- _Work instructions_
Starting at the first line of the listing below, repeat each line up to and including the one containing "const unit = (front.y0 - front.yTop) / yMax;". Leave out pictures.

- _Information provided_
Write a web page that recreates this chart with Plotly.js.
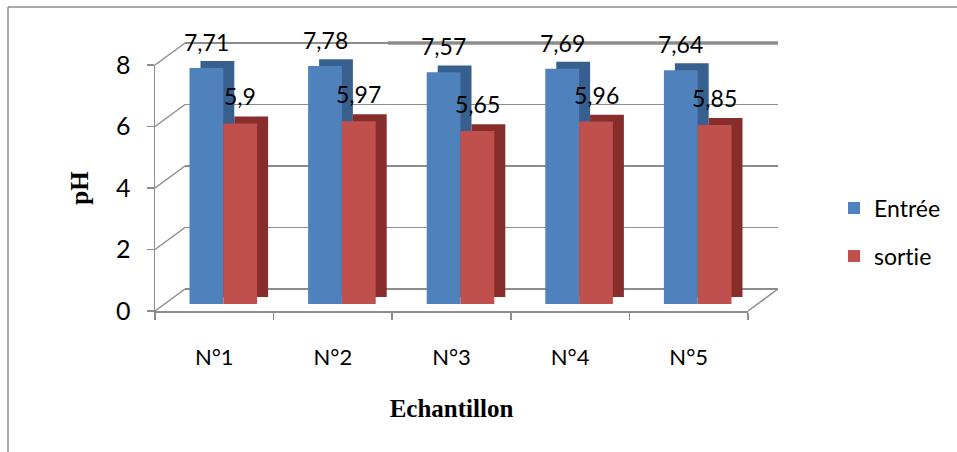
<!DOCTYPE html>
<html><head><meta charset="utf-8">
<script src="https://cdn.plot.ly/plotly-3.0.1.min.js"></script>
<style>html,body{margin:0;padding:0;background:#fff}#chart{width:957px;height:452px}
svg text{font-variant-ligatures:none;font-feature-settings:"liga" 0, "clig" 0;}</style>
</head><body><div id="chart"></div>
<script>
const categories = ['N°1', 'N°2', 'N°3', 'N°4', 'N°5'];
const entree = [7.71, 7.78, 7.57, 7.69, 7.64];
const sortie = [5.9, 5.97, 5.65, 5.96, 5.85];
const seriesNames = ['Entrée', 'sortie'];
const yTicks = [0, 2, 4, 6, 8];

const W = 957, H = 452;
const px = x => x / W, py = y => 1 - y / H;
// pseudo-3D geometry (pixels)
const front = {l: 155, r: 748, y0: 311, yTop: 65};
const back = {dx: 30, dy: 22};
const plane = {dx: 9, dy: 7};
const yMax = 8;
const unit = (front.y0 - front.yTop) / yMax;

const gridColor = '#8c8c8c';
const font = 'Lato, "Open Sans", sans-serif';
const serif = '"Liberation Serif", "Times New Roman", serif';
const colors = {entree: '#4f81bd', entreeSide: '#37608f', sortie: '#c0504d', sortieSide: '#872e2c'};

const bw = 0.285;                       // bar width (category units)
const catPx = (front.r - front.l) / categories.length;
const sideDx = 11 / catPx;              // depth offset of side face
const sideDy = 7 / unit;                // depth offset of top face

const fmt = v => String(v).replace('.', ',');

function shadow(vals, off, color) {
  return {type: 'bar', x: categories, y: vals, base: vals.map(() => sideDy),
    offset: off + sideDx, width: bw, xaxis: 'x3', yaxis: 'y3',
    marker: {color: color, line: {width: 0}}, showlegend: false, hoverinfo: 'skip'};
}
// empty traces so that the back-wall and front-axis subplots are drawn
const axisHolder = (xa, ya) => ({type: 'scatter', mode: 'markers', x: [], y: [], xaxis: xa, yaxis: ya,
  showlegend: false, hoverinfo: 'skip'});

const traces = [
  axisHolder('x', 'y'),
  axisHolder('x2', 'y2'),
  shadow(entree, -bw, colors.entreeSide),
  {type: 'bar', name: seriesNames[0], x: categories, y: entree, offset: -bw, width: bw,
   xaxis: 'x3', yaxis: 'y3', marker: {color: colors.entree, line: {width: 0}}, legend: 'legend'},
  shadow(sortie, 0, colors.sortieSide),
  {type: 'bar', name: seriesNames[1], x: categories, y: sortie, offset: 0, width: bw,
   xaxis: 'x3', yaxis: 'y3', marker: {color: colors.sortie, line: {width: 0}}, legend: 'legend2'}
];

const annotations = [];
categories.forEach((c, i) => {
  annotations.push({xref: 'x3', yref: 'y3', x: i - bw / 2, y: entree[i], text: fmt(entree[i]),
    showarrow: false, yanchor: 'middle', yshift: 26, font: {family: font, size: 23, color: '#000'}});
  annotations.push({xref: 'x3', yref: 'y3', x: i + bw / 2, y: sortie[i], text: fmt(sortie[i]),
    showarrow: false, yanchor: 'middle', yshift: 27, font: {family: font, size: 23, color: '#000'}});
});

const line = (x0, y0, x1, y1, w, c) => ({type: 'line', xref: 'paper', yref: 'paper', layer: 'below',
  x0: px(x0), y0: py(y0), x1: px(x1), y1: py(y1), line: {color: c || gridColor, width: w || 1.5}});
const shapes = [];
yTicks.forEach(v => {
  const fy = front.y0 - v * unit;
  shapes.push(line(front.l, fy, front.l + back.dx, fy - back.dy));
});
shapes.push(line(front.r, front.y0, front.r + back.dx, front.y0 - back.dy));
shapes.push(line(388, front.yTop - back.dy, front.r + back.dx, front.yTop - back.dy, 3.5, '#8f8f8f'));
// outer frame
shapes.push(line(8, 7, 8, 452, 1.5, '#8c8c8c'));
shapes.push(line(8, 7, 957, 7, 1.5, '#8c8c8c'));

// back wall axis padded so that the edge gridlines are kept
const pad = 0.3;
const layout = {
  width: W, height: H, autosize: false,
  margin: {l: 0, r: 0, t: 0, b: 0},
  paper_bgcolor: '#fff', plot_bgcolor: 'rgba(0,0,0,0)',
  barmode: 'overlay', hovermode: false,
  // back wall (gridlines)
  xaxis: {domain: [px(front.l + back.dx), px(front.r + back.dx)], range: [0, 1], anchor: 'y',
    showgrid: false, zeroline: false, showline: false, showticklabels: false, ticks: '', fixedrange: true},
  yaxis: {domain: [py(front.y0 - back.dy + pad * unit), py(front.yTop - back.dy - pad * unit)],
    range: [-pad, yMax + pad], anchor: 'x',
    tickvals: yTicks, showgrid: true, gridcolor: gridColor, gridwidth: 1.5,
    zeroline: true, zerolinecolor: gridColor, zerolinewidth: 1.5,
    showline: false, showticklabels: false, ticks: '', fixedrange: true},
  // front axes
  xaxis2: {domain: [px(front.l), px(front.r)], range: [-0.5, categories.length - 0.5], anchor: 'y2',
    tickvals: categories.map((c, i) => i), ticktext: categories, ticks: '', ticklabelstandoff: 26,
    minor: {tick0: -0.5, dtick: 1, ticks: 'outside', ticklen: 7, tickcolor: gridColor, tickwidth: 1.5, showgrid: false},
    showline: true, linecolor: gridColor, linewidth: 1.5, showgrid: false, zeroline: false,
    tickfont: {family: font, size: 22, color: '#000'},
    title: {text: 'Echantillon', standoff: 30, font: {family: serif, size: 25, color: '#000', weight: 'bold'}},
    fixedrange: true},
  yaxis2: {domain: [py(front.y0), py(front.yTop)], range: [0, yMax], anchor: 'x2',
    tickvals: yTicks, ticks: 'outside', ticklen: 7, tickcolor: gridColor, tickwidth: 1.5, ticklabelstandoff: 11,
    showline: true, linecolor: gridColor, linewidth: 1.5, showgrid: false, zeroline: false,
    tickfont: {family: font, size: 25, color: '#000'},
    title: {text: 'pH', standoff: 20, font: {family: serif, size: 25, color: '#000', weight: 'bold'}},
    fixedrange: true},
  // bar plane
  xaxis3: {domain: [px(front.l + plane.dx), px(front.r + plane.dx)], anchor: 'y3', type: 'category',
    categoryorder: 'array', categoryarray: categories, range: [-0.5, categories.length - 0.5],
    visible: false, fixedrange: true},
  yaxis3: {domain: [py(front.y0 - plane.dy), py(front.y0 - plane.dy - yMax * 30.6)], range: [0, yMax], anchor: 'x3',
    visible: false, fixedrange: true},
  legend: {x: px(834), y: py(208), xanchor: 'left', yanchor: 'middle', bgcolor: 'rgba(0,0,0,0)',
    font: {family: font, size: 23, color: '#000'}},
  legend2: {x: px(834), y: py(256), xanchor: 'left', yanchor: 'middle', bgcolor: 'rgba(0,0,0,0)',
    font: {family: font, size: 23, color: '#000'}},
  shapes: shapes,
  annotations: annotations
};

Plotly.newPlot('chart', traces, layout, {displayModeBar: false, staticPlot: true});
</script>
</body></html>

- _Exercise response_
Write a web page that recreates this chart with Plotly.js.
<!DOCTYPE html>
<html><head><meta charset="utf-8">
<script src="https://cdn.plot.ly/plotly-3.0.1.min.js"></script>
<style>html,body{margin:0;padding:0;background:#fff}#chart{width:957px;height:452px}
svg text{font-variant-ligatures:none;font-feature-settings:"liga" 0, "clig" 0;}</style>
</head><body><div id="chart"></div>
<script>
const categories = ['N°1', 'N°2', 'N°3', 'N°4', 'N°5'];
const entree = [7.71, 7.78, 7.57, 7.69, 7.64];
const sortie = [5.9, 5.97, 5.65, 5.96, 5.85];
const seriesNames = ['Entrée', 'sortie'];
const yTicks = [0, 2, 4, 6, 8];

const W = 957, H = 452;
const px = x => x / W, py = y => 1 - y / H;
// pseudo-3D geometry (pixels)
const front = {l: 155, r: 748, y0: 311, yTop: 65};
const back = {dx: 30, dy: 22};
const plane = {dx: 9, dy: 7};
const yMax = 8;
const unit = (front.y0 - front.yTop) / yMax;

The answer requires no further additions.